Andrew Wyeth died a few days ago, in his sleep at his home in Chadd’s Ford, Pennsylvania. He was 91.
By coincidence, just a couple of weeks ago I had dinner with a friend in Mortonville, Pennsylvania, about 15 miles from Chadd’s Ford. So I’ve been thinking about Wyeth the last few days.
Here’s a bit of what the New York Times has to say in its obituary:
Wyeth gave America a prim and flinty view of Puritan rectitude, starchily sentimental, through parched gray and brown pictures of spooky frame houses, desiccated fields, deserted beaches, circling buzzards and craggy-faced New Englanders. A virtual Rorschach test for American culture during the better part of the last century, Wyeth split public opinion as vigorously as, and probably even more so than, any other American painter including the other modern Andy, Warhol, whose milieu was as urban as Wyeth’s was rural.
All of what the mainstream press has to say about him is pretty much meaningless. The obituaries relate mostly to the business of building Wyeth’s public persona, a construction that created mass audiences and eventual sales of well over a $1 million for each major painting. That was good for Wyeth insofar as it made him and his family very rich and pushed his work into the public eye, where it could be excoriated by critics who had no ability to comprehend it.
As far as I’m concerned, Wyeth was the easily the most important artist of the 20th century. In part that’s because of his towering skill: his abilities with regard to technique, form, composition, and rendering were comparable to the finest artists in history. But that is of course only part of the story, as many past artists with superior technical skills but the absence of greatness have demonstrated. Beyond his technical skill was his ability to communicate his complete immersion in what he chose to paint. Critics liked to complain about his sentimental, dreary subject matter, his “fecal” palette, his obsession with detail, the repetitive nature of his work (as if what they liked was any less repetitive), his unapologetic dedication to an American visual tradition, and (most important in the modern art world) the complete absence of irony in his work.
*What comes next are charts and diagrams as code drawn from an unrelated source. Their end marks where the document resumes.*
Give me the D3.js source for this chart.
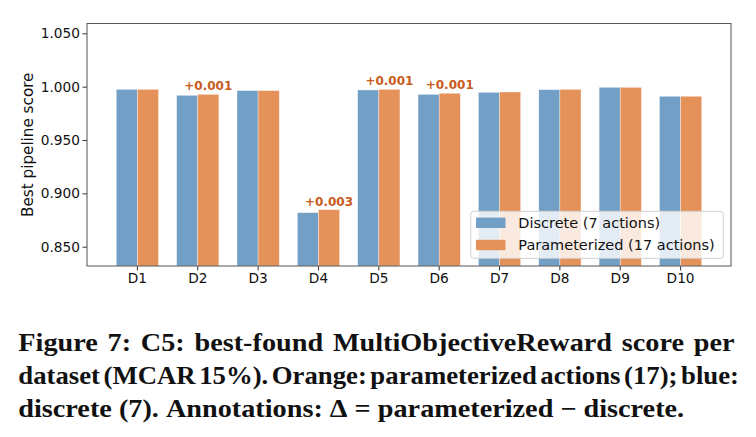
<!DOCTYPE html>
<html>
<head>
<meta charset="utf-8">
<script src="https://cdn.jsdelivr.net/npm/d3@7"></script>
<style>
  html, body { margin: 0; padding: 0; background: #fff; }
  svg { display: block; }
</style>
</head>
<body>
<svg id="chart" width="756" height="437"></svg>
<script>
// ---- data ----
const categories = ["D1","D2","D3","D4","D5","D6","D7","D8","D9","D10"];
const discrete = [0.9975, 0.9919, 0.9963, 0.8819, 0.9969, 0.9928, 0.9947, 0.9972, 0.9994, 0.9910];
const parameterized = [0.9975, 0.9928, 0.9963, 0.8847, 0.9975, 0.9938, 0.9950, 0.9975, 0.9994, 0.9910];
const annotations = ["", "+0.001", "", "+0.003", "+0.001", "+0.001", "", "", "", ""];
const yTicks = [0.85, 0.90, 0.95, 1.00, 1.05];
const seriesNames = ["Discrete (7 actions)", "Parameterized (17 actions)"];
const captionLines = [
  "Figure 7: C5: best-found MultiObjectiveReward score per",
  "dataset (MCAR 15%). Orange: parameterized actions (17); blue:",
  "discrete (7). Annotations: \u0394 = parameterized \u2212 discrete."
];

// ---- layout ----
const svg = d3.select("#chart");
const L = 87, R = 731, T = 23.5, B = 266;
const blue = "#729fc5", orange = "#e5915a", annColor = "#c75b1c";
const font = "'DejaVu Sans', sans-serif";
const tickFs = 13.7, labelFs = 15.2, legendFs = 14.5;

const x = d3.scaleBand().domain(categories).range([L, R]).paddingInner(0.3).paddingOuter(0.485);
const sub = d3.scaleBand().domain([0, 1]).range([0, x.bandwidth()]);
const y = d3.scaleLinear().domain([0.8319, 1.0592]).range([B, T]);

const g = svg.append("g");

// bars
const series = [discrete, parameterized];
const colors = [blue, orange];
series.forEach((vals, si) => {
  g.selectAll(null).data(categories).enter().append("rect")
    .attr("x", d => x(d) + sub(si))
    .attr("width", sub.bandwidth())
    .attr("y", (d, i) => y(vals[i]))
    .attr("height", (d, i) => B - y(vals[i]))
    .attr("fill", colors[si])
    .attr("stroke", "rgba(255,255,255,0.6)")
    .attr("stroke-width", 0.6);
});

// annotations
g.selectAll(null).data(categories).enter().append("text")
  .attr("x", d => x(d) + sub(1) + sub.bandwidth() / 2)
  .attr("y", (d, i) => y(parameterized[i]) - 4)
  .attr("text-anchor", "middle")
  .attr("font-family", font).attr("font-weight", "bold").attr("font-size", 12)
  .attr("fill", annColor)
  .text((d, i) => annotations[i]);

// axes
const yAxis = d3.axisLeft(y).tickValues(yTicks).tickFormat(d3.format(".3f")).tickSize(4.5).tickPadding(2.5);
const xAxis = d3.axisBottom(x).tickSize(4.5).tickPadding(3.1);
const ya = svg.append("g").attr("transform", `translate(${L},0)`).call(yAxis);
const xa = svg.append("g").attr("transform", `translate(0,${B})`).call(xAxis);
[ya, xa].forEach(a => {
  a.select(".domain").remove();
  a.selectAll("line").attr("stroke", "#333").attr("stroke-width", 1);
  a.selectAll("text").attr("font-family", font).attr("font-size", tickFs).attr("fill", "#111");
});
xa.selectAll("text").attr("dy", "0.71em");

// frame
svg.append("rect").attr("x", L).attr("y", T).attr("width", R - L).attr("height", B - T)
  .attr("fill", "none").attr("stroke", "#555").attr("stroke-width", 1);

// y label
svg.append("text")
  .attr("transform", `translate(32.5,${(T + B) / 2}) rotate(-90)`)
  .attr("text-anchor", "middle")
  .attr("font-family", font).attr("font-size", labelFs).attr("fill", "#111")
  .text("Best pipeline score");

// legend
const lg = svg.append("g");
lg.append("rect").attr("x", 470.7).attr("y", 211.3).attr("width", 252.6).attr("height", 47)
  .attr("rx", 3).attr("fill", "rgba(255,255,255,0.8)").attr("stroke", "#d0d0d0").attr("stroke-width", 1);
const rowsY = [222.8, 245];
seriesNames.forEach((name, i) => {
  lg.append("rect").attr("x", 476).attr("y", rowsY[i] - 5.2).attr("width", 29.5).attr("height", 10.4)
    .attr("fill", colors[i]);
  lg.append("text").attr("x", 518.3).attr("y", rowsY[i] + 5.2)
    .attr("font-family", font).attr("font-size", legendFs).attr("fill", "#111").text(name);
});

// caption
const capFont = "'Liberation Serif', 'Times New Roman', serif";
const capFs = 25;
const capX0 = 18.3;
const capRight = [734.5, 739, 681];
const baselines = [350.7, 383.6, 416.7];

// measure line 3 naturally to get horizontal glyph scale
const probe = svg.append("text").attr("font-family", capFont).attr("font-weight", "bold")
  .attr("font-size", capFs).attr("x", -2000).attr("y", -100).text(captionLines[2]);
const nat3 = probe.node().getComputedTextLength();
probe.text(" ");
const spaceW = probe.node().getComputedTextLength() || capFs * 0.25;
probe.remove();
const hs = (capRight[2] - capX0) / nat3;

captionLines.forEach((line, li) => {
  const words = line.split(" ");
  const tg = svg.append("g");
  const nodes = words.map(w => tg.append("text")
    .attr("font-family", capFont).attr("font-weight", "bold").attr("font-size", capFs)
    .attr("fill", "#111").attr("y", baselines[li]).text(w));
  const widths = nodes.map(n => n.node().getComputedTextLength());
  const total = d3.sum(widths);
  let scale = hs;
  let gap;
  const target = capRight[li] - capX0;
  if (li === 2) {
    gap = spaceW * hs;
  } else {
    gap = (target - total * scale) / (words.length - 1);
    if (gap < 3.5) { gap = 3.5; scale = (target - gap * (words.length - 1)) / total; }
  }
  let cx = capX0;
  nodes.forEach((n, i) => {
    n.attr("textLength", widths[i] * scale).attr("lengthAdjust", "spacingAndGlyphs");
    n.attr("x", cx);
    cx += widths[i] * scale + gap;
  });
});
</script>
</body>
</html>
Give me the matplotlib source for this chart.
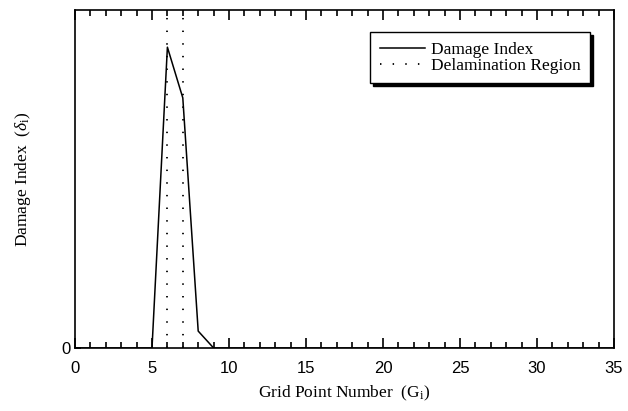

None of that matters. Wyeth was utterly in love the places and people of a few small parts of Pennsylvania and Maine, and he knew how to convey that love. He wasn’t interested in working with any other subject matter, in any other way than what felt right to him, no matter what the critics or anyone else said. That kind of love, with the ability to communicate it, is what all good painting is about.
A few quotes:
“One’s art goes as far and as deep as one’s love goes.”
“I love to study the many things that grow below the corn stalks and bring them back to the studio to study the color. If one could only catch that true color of nature—the very thought of it drives me mad.”
“God, I’ve frozen my ass off painting snow scenes!”
Godspeed, Andrew.
Just came across your article on Wyeth and wanted to say how true all the things you wrote are. The press only ever shows the side that they think is of importance. The reality is however very different.